Here’s a closer look at flexible work hours, why they’re beneficial and how you might want to go about implementing them.
What Is Flextime?
With vacation or leave, employees take time off work either with or without pay. But with flextime, employees are simply given the opportunity to work hours that are slightly different from normal. This can sometimes be a permanent change, as with an employee with a long commute who comes in and leaves an hour early every day to avoid rush hour. But this can also be a temporary change to accommodate a temporary need, like adjusting a schedule for a doctor’s appointment or a trip to the veterinarian.
Flexible work can also mean getting out of the office and working remotely in certain situations. A parent with a new baby, for example, might want to work from home several days a week after maternity or paternity leave ends. It’s up to you how you introduce flextime and what types of flexible work you allow.

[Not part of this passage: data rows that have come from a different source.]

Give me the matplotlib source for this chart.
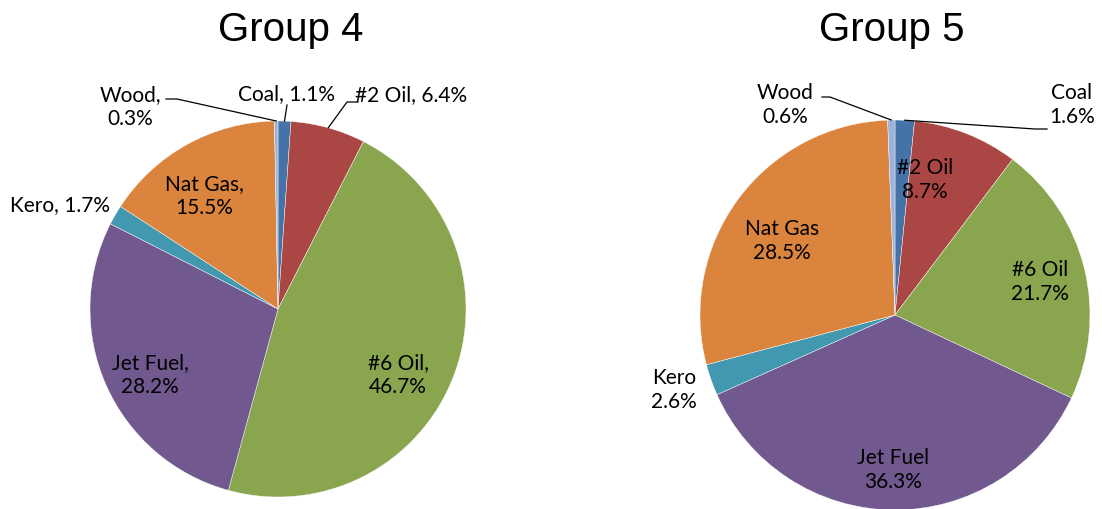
import matplotlib.pyplot as plt
import numpy as np

fuels = ['Coal', '#2 Oil', '#6 Oil', 'Jet Fuel', 'Kero', 'Nat Gas', 'Wood']
group4 = [1.1, 6.4, 46.7, 28.2, 1.7, 15.5, 0.3]
group5 = [1.6, 8.7, 21.7, 36.3, 2.6, 28.5, 0.6]
colors = ['#4572A7', '#AA4643', '#89A54E', '#71588F', '#4198AF', '#DB843D', '#9DB3DB']

W, H = 1102, 510
fig = plt.figure(figsize=(W / 100, H / 100), dpi=100)
ax = fig.add_axes([0, 0, 1, 1])

lab_font = dict(family=['Lato', 'DejaVu Sans'], fontsize=15, color='black')

# pixel-space layout, y measured from the top edge
pies = [
    dict(title='Group 4', vals=group4, cx=278, cy=310, r=188, tx=291, sep=', ',
         pos={'Coal': (287, 94), '#2 Oil': (411, 95), '#6 Oil': (398, 375),
              'Jet Fuel': (150, 375), 'Kero': (60, 205), 'Nat Gas': (204, 196),
              'Wood': (130, 107)},
         lines={'Wood': [(166, 100), (177, 100)], 'Coal': [(287, 106)],
                '#2 Oil': [(358, 103), (347, 103)]}),
    dict(title='Group 5', vals=group5, cx=895, cy=316, r=195, tx=892, sep='\n',
         pos={'Coal': (1072, 105), '#2 Oil': (925, 180), '#6 Oil': (1040, 282),
              'Jet Fuel': (893, 470), 'Kero': (674, 390), 'Nat Gas': (782, 241),
              'Wood': (785, 105)},
         lines={'Wood': [(822, 98), (830, 98)], 'Coal': [(1047, 130), (1035, 130)]}),
]

two_line = {'Wood', 'Nat Gas', 'Jet Fuel', '#6 Oil'}

for p in pies:
    cx, cy, r = p['cx'], H - p['cy'], p['r']
    wedges, _ = ax.pie(p['vals'], colors=colors, startangle=90, counterclock=False,
                       center=(cx, cy), radius=r, frame=True,
                       wedgeprops=dict(edgecolor='white', linewidth=0.3))
    ax.text(p['tx'], H - 30, p['title'], ha='center', va='center',
            family=['Liberation Sans', 'DejaVu Sans'], fontsize=29)
    for name, val, w in zip(fuels, p['vals'], wedges):
        if p['sep'] == ', ' and name in two_line:
            txt = f'{name},\n{val:.1f}%'
        else:
            txt = f'{name}{p["sep"]}{val:.1f}%'
        x, y = p['pos'][name]
        ax.text(x, H - y, txt, ha='center', va='center', linespacing=1.2, **lab_font)
        if name in p['lines']:
            mid = np.deg2rad((w.theta1 + w.theta2) / 2)
            pts = [(px, H - py) for px, py in p['lines'][name]]
            pts.append((cx + r * np.cos(mid), cy + r * np.sin(mid)))
            xs, ys = zip(*pts)
            ax.plot(xs, ys, color='black', lw=0.9)

ax.set_xlim(0, W)
ax.set_ylim(0, H)
ax.set_aspect('equal')
ax.axis('off')
fig.savefig('out.png', dpi=100)
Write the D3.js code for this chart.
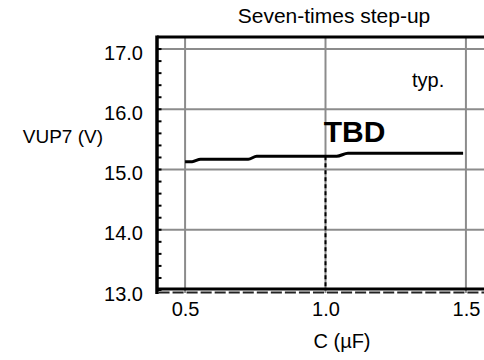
<!DOCTYPE html>
<html>
<head>
<meta charset="utf-8">
<script src="https://cdn.jsdelivr.net/npm/d3@7"></script>
<style>
  body { margin: 0; background: #fff; }
  text { font-family: "Liberation Sans", Arial, sans-serif; fill: #000; }
</style>
</head>
<body>
<div id="chart"></div>
<script>
// curve
var capC  = [0.50, 0.525, 0.555, 0.725, 0.755, 1.04, 1.08, 1.49];
var vup7  = [15.13, 15.13, 15.17, 15.17, 15.22, 15.22, 15.27, 15.27];

var xTicks = [0.5, 1.0, 1.5];
var yTicks = [13, 14, 15, 16, 17];
var markC = 1.0;

var width = 484, height = 360;

var svg = d3.select('#chart')
            .append('svg')
            .attr('width', width)
            .attr('height', height);

var x = d3.scaleLinear().domain([0.4, 1.6]).range([157, 494]);
var y = d3.scaleLinear().domain([13, 17.2]).range([290, 37]);

// grid
svg.selectAll('.vgrid')
   .data(xTicks)
   .enter()
   .append('line')
   .attr('x1', x).attr('x2', x)
   .attr('y1', y(17.2)).attr('y2', y(13) + 3)
   .attr('stroke', '#8c8c8c')
   .attr('stroke-width', 2);

svg.selectAll('.hgrid')
   .data(yTicks.slice(1))
   .enter()
   .append('line')
   .attr('x1', x(0.4)).attr('x2', width)
   .attr('y1', y).attr('y2', y)
   .attr('stroke', '#8c8c8c')
   .attr('stroke-width', 2);

// dashed marker at C = 1.0
var markV = vup7[4];
svg.append('line')
   .attr('x1', x(markC)).attr('x2', x(markC))
   .attr('y1', y(markV)).attr('y2', y(13))
   .attr('stroke', '#000')
   .attr('stroke-width', 2)
   .attr('stroke-dasharray', '4,3');

// frame
svg.append('line')
   .attr('x1', x(0.4)).attr('x2', width)
   .attr('y1', y(17.2)).attr('y2', y(17.2))
   .attr('stroke', '#000').attr('stroke-width', 3);
svg.append('line')
   .attr('x1', x(0.4)).attr('x2', width)
   .attr('y1', y(13) - 1).attr('y2', y(13) - 1)
   .attr('stroke', '#000').attr('stroke-width', 3);
svg.append('line')
   .attr('x1', x(0.4)).attr('x2', x(0.4))
   .attr('y1', y(17.2) - 1.5).attr('y2', y(13) + 4)
   .attr('stroke', '#000').attr('stroke-width', 3.5);

// minor ticks under the x axis, drawn as a broken line
var minorX = d3.range(0, 24).map(function(i) { return 0.4 + i * 0.05; });
svg.selectAll('.xminor')
   .data(minorX)
   .enter()
   .append('line')
   .attr('x1', function(d) { return x(d) + 1.5; })
   .attr('x2', function(d) { return x(d + 0.05) - 1.5; })
   .attr('y1', y(13) + 2.5).attr('y2', y(13) + 2.5)
   .attr('stroke', '#222')
   .attr('stroke-width', 2);

// minor ticks on the y axis
var minorY = d3.range(0, 22).map(function(i) { return 13 + i * 0.2; });
svg.selectAll('.yminor')
   .data(minorY)
   .enter()
   .append('line')
   .attr('x1', x(0.4)).attr('x2', x(0.4) + 4.5)
   .attr('y1', y).attr('y2', y)
   .attr('stroke', '#000')
   .attr('stroke-width', 2);

// axis labels
var yAxis = svg.append('g')
   .attr('transform', 'translate(' + x(0.4) + ',0)')
   .call(d3.axisLeft(y).tickValues(yTicks).tickFormat(d3.format('.1f'))
         .tickSize(0).tickPadding(14));
yAxis.select('.domain').remove();
yAxis.selectAll('text')
   .attr('dy', '0.5em')
   .style('font-size', '20px')
   .style('font-family', '"Liberation Sans", Arial, sans-serif');

var xAxis = svg.append('g')
   .attr('transform', 'translate(0,' + y(13) + ')')
   .call(d3.axisBottom(x).tickValues(xTicks).tickFormat(d3.format('.1f'))
         .tickSize(0).tickPadding(12));
xAxis.select('.domain').remove();
xAxis.selectAll('text')
   .style('font-size', '20px')
   .style('font-family', '"Liberation Sans", Arial, sans-serif');

// the curve
var line = d3.line()
   .x(function(d, i) { return x(capC[i]); })
   .y(function(d) { return y(d); })
   .curve(d3.curveMonotoneX);

svg.append('path')
   .datum(vup7)
   .attr('d', line)
   .attr('fill', 'none')
   .attr('stroke', '#000')
   .attr('stroke-width', 3);

// texts
svg.append('text')
   .attr('x', 334).attr('y', 23)
   .attr('text-anchor', 'middle')
   .style('font-size', '21px')
   .text('Seven-times step-up');

svg.append('text')
   .attr('x', 103).attr('y', 143)
   .attr('text-anchor', 'end')
   .style('font-size', '19px')
   .text('VUP7 (V)');

svg.append('text')
   .attr('x', 342).attr('y', 348)
   .attr('text-anchor', 'middle')
   .style('font-size', '20px')
   .text('C (µF)');

svg.append('text')
   .attr('x', 354.5).attr('y', 142)
   .attr('text-anchor', 'middle')
   .style('font-size', '30px')
   .style('font-weight', 'bold')
   .text('TBD');

svg.append('text')
   .attr('x', 412).attr('y', 87)
   .style('font-size', '20px')
   .text('typ.');
</script>
</body>
</html>
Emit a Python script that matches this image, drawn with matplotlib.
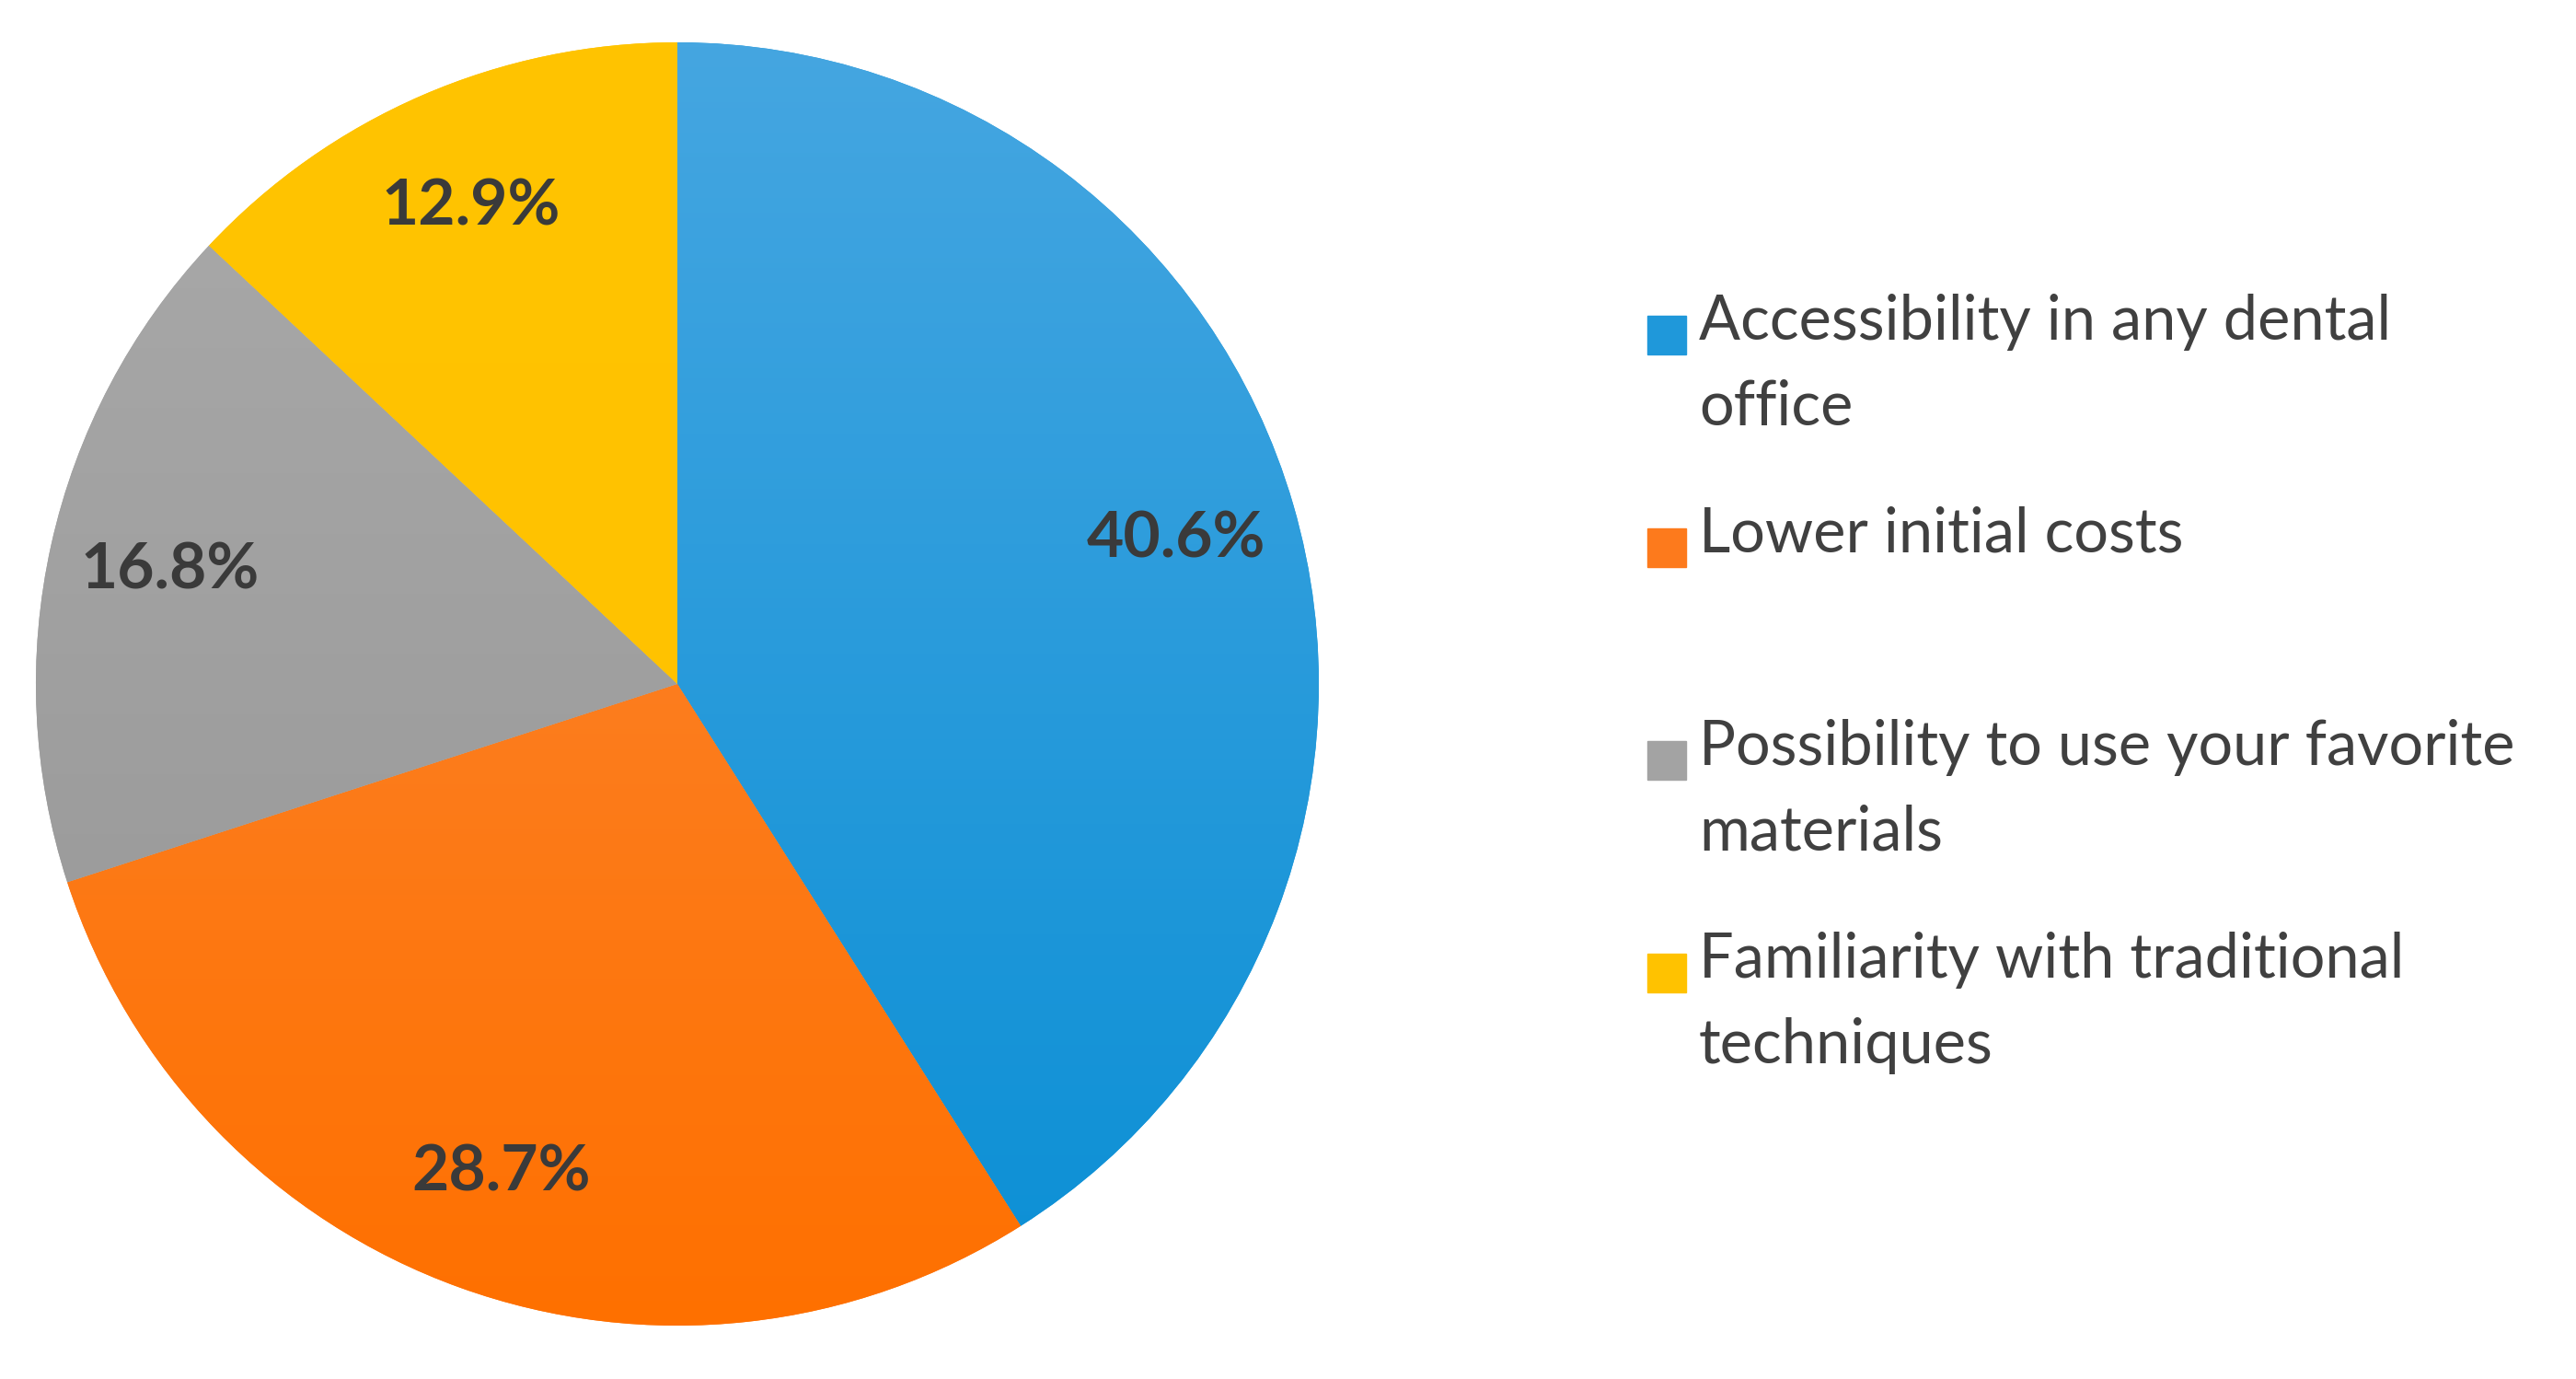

The Benefits of Flexible Working Hours
Offering flexible work schedules can benefit both your employees and your business. For one thing, the flextime can cover employees’ or their dependents’ health care needs. If an employee needs to visit the doctor, they can just come in early and leave early. If they need to cover a couple hours of child care, it’s a simple matter of working a little extra another day or working from home while they watch their child. This type of flexibility can help employees feel appreciated and trusted. And by being able to make their health and their dependents a priority today, they’ll be less likely to need unexpected leave tomorrow.
The Harvard Business Review (HBR) reports that flextime can reduce employee stress and increase productivity. Following the introduction of flextime and remote work opportunities at the MIT Sloan School of Management, HBR describes how taking measures like letting employees work from home on bad weather days increased productivity because the workers weren’t worrying about how they would make it back home. Additionally, employees with flextime are more likely to report high job satisfaction and engagement, according to 1 Million for Work Flexibility.
Offering flextime is also a cost-efficient way to make your business more attractive to new hires.
If you can’t offer the same salary as your competitor, some potential employees might appreciate a flexible schedule even more than a little extra money.
How to Implement Flextime
The best way to implement flextime is to be firm about the ground rules. Make your expectations explicit: Deadlines won’t change, and employees will still be expected to attend meetings, perhaps through video conferencing.
You should also make it clear that you count on your employees to be available to answer calls and emails when working remotely.
There’s always the possibility that an employee could abuse flextime, but the benefits far outweigh the risk, and generally you’ll find that people appreciate the change too much to take advantage of it and risk losing it. If nitpicking over time is a concern, manage flextime by results rather than hours. This will take the pressure off of everyone — including yourself.
Flextime, when you get down to it, is just another tool to help employees work more effectively. If used with care, it can improve the culture and productivity of the entire workplace.